The recent floods highlight the fact that South Africa is vulnerable to its own set of natural disasters with the potential to disrupt businesses quite substantially. Flooding is a periodic danger in many parts of the country, including Gauteng and the Western Cape, while other natural disasters like water shortages owing to drought, wind and hail damage must be factored into sustainability planning, says Cindy Bodenstein, marketing manager of ContinuitySA.
“Compared to many other parts of the world, South Africa does has a relatively benign climate, but disasters do occur and can have devastating effects on businesses, as the recent floods have reminded us,” she says. “Even a fairly localised climatic event can put an unprepared company out of business; responsible companies and their boards must factor natural disasters into their scenario planning to ensure staff safety in the event of a natural disaster, but also to ensure that the business has robust contingency plans to recover as quickly as possible.”
Bodenstein also says that local companies must not forget that they are increasingly part of global supply chains, and so are affected by the impact of natural disasters elsewhere.”
For example, the tsunami that hit Japan in 2011 did not only devastate that country, it meant that many Japanese factories could not supply components needed in international supply chains, automotive and electronics companies were particularly hard hit.
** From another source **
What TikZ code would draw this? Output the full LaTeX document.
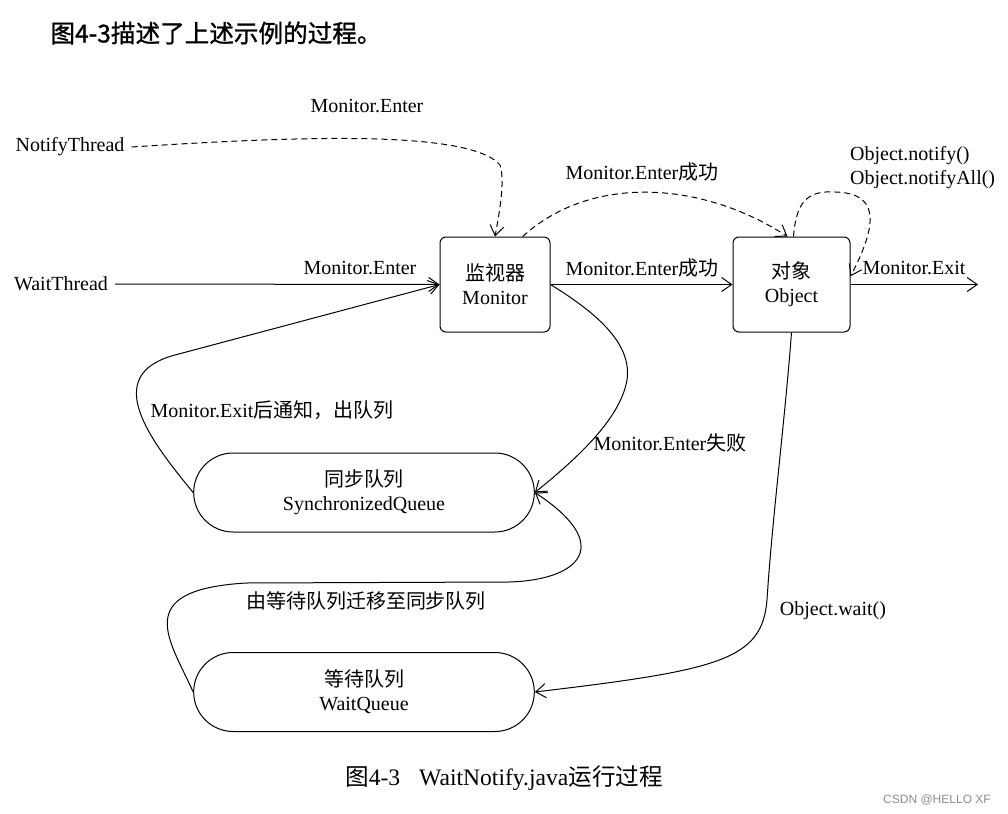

The massive hurricanes in the United States this year have affected certain supply chains as well.
Planning an emergency response to a flood, hurricane or similar event is obviously critical, but it is even more important that companies factor natural disasters into a comprehensive business continuity management plan.
“Business continuity management is a much more comprehensive process that aims to identify and prioritise risks in terms of their potential impact on business processes, and put mitigation and recovery strategies in place,” she says. “Coping with the disaster is just the start, you have to know how to get the business back up and running in the shortest time possible, and only business continuity management can do that.”